Given exercise:
Pick out all lines in the listing holding the string "with" and copy them.

Given entries:

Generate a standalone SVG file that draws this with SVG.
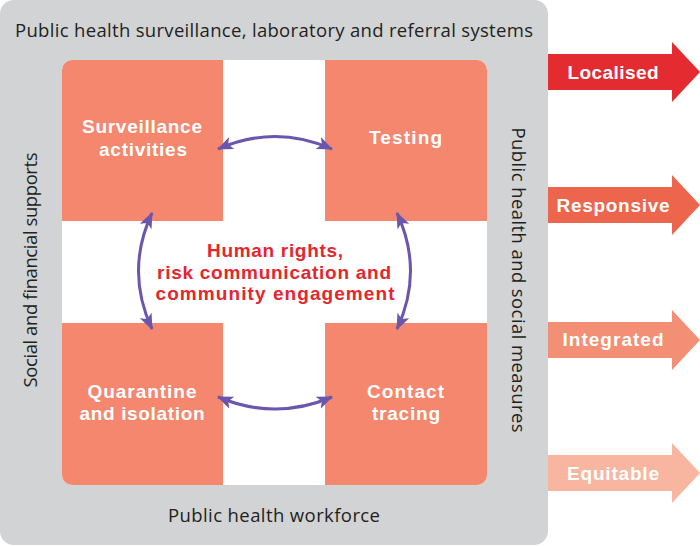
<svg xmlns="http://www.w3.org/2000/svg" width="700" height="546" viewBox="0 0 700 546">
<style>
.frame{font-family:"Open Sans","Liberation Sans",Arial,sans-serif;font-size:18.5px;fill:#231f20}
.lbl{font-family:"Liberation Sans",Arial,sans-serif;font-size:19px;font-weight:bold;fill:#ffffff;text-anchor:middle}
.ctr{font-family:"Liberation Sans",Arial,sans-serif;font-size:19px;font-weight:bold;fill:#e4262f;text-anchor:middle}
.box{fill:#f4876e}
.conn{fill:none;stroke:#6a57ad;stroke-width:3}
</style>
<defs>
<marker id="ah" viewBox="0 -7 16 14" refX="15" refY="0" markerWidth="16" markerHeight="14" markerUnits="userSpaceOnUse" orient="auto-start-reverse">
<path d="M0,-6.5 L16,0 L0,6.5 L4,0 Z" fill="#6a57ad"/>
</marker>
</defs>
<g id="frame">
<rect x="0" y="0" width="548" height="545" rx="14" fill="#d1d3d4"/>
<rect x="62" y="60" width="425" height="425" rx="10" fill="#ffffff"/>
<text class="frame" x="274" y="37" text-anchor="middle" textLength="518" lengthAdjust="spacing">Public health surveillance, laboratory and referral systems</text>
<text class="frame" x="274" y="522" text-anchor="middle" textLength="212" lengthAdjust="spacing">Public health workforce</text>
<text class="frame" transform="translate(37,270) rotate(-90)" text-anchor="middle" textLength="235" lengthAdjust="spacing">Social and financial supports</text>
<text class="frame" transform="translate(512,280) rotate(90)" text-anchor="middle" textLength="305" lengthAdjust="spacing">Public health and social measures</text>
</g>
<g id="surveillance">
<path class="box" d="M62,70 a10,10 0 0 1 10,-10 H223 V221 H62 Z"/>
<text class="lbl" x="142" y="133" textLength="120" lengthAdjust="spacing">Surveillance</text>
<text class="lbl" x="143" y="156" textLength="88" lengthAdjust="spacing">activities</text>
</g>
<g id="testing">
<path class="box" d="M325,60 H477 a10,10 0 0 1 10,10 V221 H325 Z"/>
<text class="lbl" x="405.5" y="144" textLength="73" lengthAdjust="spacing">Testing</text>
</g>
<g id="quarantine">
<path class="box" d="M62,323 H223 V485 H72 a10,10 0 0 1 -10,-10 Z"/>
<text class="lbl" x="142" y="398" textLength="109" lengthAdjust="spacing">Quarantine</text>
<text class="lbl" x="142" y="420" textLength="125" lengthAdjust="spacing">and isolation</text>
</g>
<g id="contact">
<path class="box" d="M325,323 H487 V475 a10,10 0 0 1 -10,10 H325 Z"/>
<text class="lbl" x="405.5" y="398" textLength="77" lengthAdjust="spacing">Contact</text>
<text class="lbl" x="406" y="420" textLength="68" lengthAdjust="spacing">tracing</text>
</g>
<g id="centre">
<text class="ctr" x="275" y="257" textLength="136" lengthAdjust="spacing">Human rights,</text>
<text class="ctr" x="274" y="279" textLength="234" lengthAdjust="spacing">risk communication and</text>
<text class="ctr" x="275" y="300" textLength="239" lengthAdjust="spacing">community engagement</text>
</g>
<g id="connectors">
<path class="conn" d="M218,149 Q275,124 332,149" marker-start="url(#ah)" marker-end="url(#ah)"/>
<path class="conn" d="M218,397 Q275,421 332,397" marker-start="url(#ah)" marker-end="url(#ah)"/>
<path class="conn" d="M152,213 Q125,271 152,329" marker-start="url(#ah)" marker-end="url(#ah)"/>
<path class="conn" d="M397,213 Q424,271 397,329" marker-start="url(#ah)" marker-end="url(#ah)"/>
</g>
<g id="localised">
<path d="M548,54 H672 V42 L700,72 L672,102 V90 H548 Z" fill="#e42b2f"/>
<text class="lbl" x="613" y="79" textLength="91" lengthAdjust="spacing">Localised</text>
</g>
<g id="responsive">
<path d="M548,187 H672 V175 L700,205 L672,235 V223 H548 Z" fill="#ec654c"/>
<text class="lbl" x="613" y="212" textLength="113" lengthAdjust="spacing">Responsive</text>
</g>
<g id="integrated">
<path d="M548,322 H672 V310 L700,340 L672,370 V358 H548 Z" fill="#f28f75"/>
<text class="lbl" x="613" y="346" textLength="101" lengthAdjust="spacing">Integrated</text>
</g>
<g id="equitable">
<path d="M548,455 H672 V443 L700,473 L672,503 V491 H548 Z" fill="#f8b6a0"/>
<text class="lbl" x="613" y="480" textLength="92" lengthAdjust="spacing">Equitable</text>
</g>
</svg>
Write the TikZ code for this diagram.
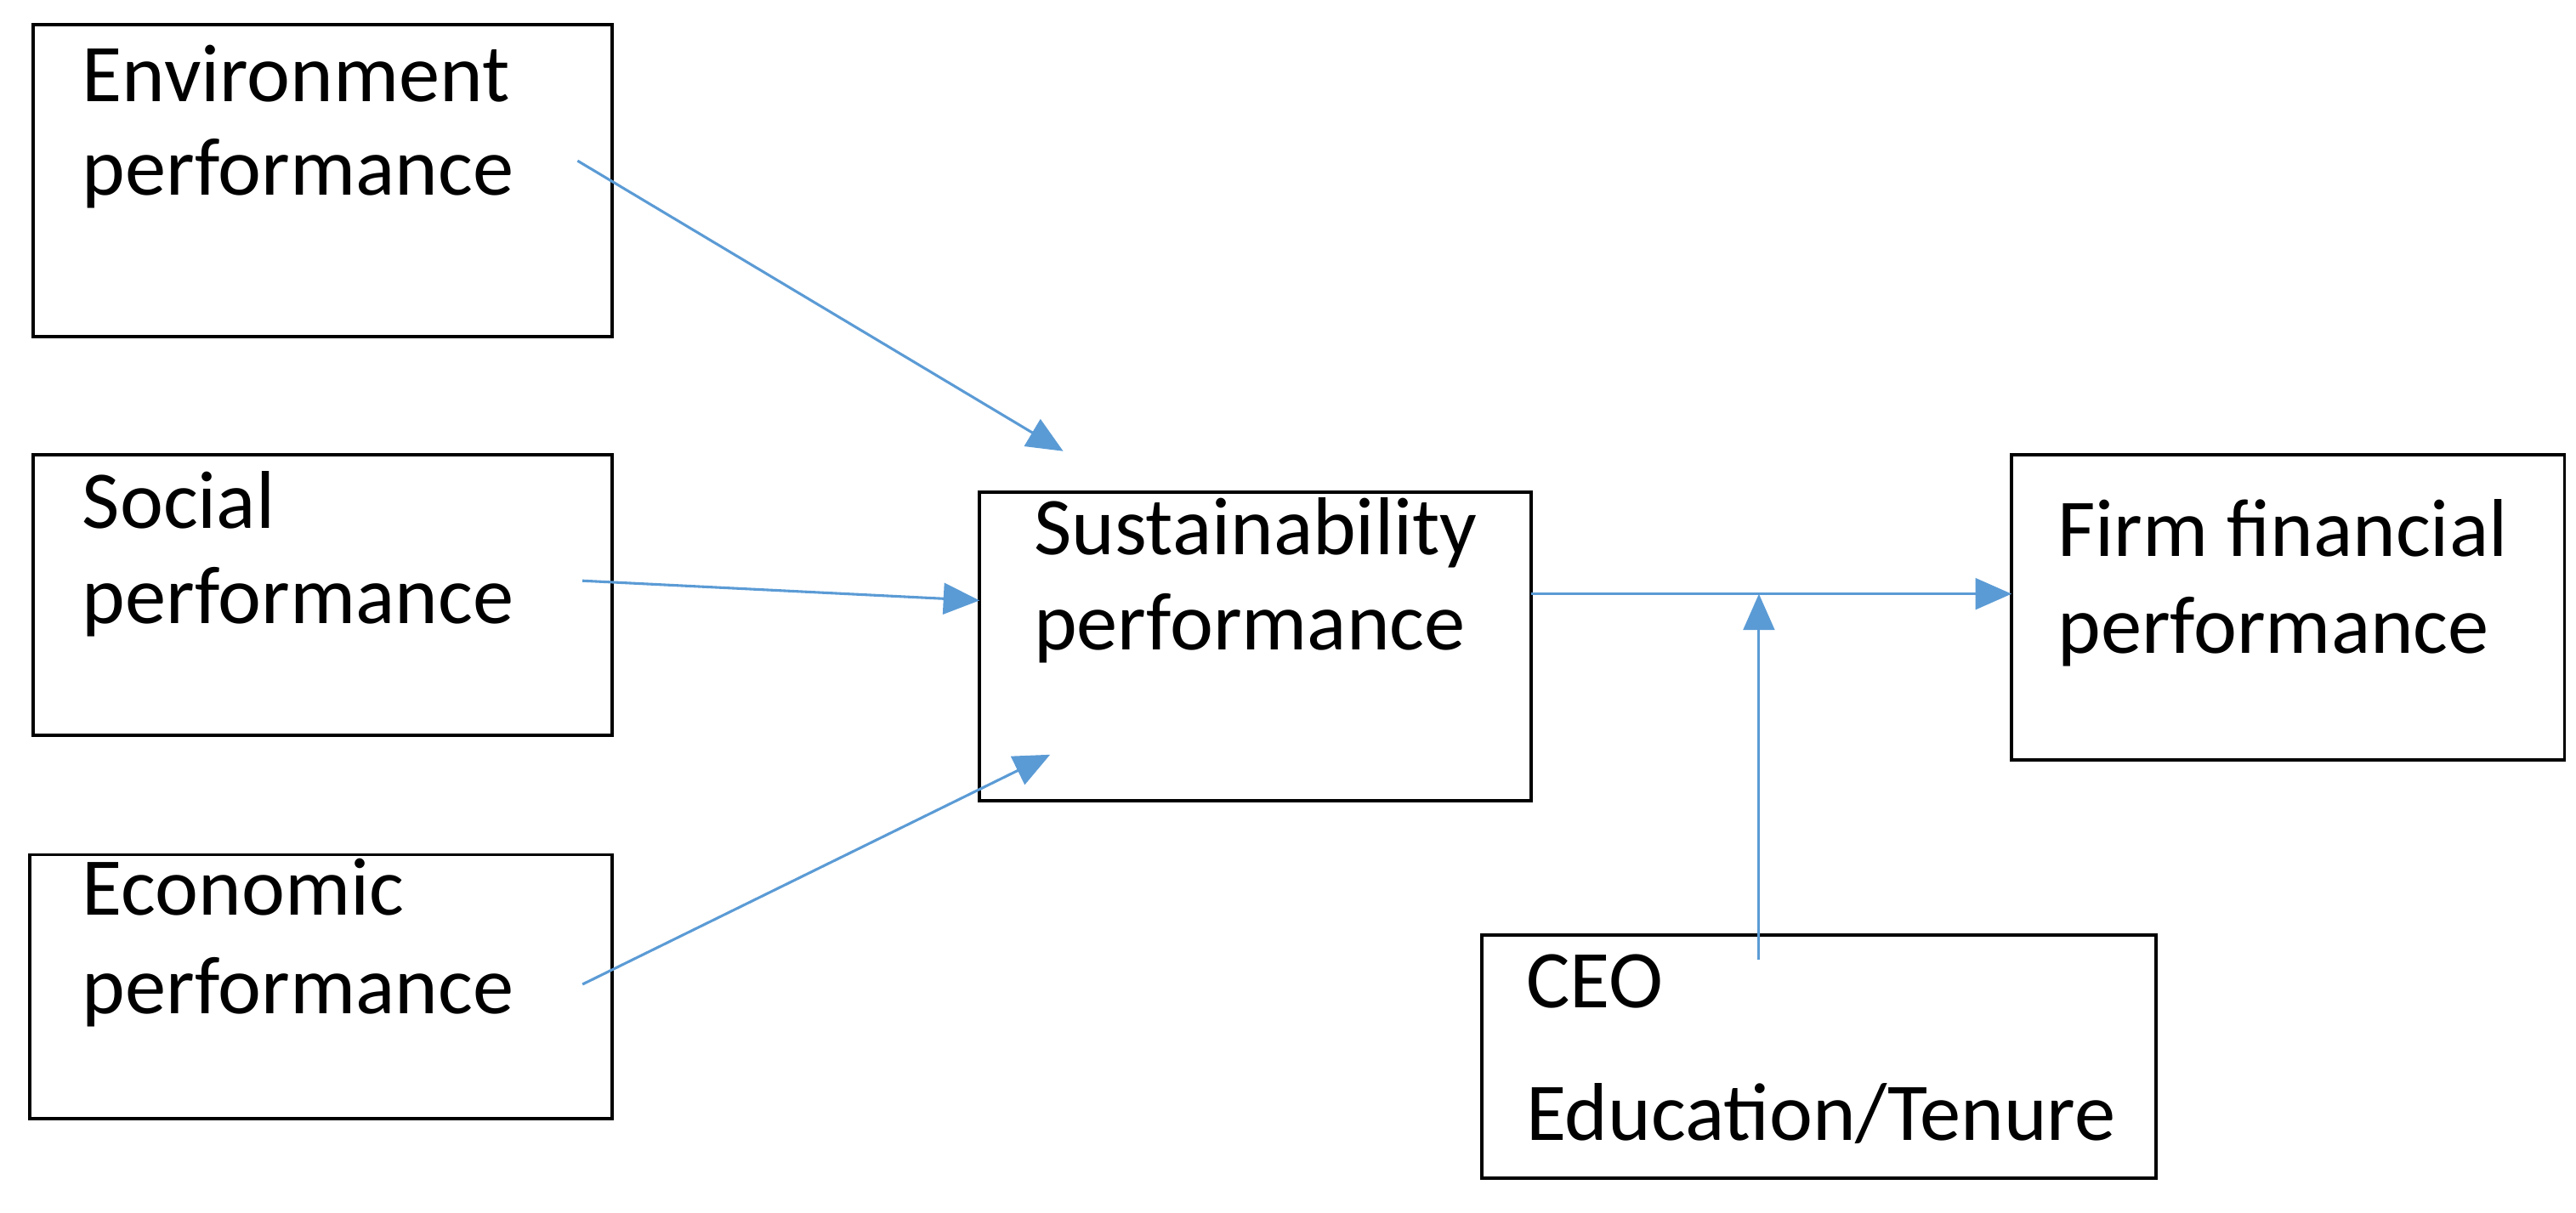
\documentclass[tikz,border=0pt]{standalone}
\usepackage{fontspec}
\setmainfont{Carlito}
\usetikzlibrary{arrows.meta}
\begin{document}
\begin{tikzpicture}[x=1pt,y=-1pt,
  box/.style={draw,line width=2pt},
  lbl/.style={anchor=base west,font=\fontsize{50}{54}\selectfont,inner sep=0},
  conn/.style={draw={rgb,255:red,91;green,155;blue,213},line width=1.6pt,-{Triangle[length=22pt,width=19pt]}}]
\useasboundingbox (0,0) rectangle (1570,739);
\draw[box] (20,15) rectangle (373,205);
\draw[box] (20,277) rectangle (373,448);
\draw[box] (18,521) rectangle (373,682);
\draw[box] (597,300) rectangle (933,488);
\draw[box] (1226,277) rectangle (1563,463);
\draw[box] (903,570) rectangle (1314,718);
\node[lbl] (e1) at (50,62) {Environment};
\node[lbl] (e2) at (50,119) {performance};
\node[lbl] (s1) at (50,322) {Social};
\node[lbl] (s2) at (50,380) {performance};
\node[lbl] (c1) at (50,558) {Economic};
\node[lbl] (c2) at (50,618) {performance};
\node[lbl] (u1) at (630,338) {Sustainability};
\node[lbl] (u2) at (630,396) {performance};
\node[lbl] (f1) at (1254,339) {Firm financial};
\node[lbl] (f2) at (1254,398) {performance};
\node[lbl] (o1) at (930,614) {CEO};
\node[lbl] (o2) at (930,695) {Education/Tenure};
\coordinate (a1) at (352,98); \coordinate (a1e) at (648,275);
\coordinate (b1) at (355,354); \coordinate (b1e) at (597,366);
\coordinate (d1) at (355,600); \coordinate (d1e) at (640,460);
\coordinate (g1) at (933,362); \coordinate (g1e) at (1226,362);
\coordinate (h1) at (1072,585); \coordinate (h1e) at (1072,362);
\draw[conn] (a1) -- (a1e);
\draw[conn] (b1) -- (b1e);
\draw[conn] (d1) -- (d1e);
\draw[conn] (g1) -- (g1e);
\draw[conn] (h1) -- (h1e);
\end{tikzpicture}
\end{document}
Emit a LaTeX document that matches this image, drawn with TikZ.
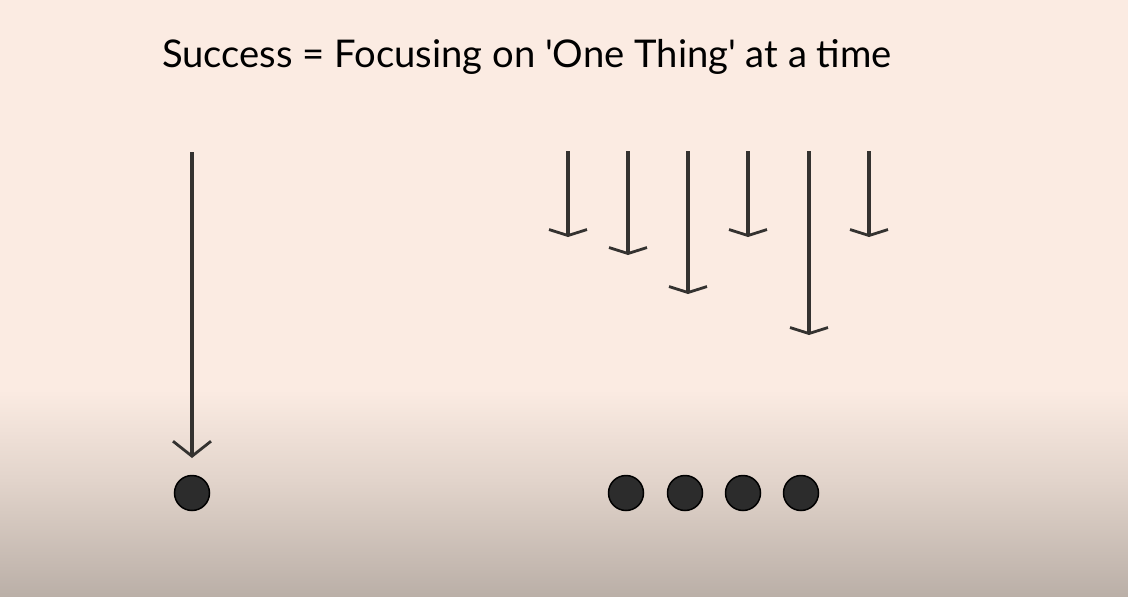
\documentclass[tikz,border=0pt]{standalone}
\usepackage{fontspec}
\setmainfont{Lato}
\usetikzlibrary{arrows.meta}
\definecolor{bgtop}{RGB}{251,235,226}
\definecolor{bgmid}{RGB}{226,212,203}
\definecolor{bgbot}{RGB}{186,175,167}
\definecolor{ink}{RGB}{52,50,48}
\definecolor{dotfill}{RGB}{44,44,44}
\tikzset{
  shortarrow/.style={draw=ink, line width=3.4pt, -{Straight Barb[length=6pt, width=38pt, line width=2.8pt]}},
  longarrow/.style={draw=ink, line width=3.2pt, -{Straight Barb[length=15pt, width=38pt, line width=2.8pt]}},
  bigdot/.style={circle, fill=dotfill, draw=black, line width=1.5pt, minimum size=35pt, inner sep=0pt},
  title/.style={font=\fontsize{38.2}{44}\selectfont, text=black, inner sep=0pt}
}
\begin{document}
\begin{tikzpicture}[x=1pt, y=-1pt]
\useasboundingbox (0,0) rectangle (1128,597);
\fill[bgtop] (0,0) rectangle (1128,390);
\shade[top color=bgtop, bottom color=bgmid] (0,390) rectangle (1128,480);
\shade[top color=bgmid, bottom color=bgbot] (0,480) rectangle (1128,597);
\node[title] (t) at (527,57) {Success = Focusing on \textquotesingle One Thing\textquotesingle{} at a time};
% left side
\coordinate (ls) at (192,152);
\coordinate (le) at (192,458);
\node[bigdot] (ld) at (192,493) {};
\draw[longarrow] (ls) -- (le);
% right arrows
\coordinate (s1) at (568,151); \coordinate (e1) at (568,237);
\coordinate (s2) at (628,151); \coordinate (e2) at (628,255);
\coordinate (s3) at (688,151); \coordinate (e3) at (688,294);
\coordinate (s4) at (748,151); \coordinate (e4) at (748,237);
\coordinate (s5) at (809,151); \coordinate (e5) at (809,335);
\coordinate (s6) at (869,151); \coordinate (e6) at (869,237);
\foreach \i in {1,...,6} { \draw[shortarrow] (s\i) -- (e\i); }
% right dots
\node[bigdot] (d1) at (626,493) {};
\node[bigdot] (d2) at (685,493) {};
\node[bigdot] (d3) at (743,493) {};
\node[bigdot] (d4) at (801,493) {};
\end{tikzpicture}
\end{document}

Exercise response:
Generate a standalone SVG file that draws this with SVG.
Emit a LaTeX document that matches this image, drawn with TikZ.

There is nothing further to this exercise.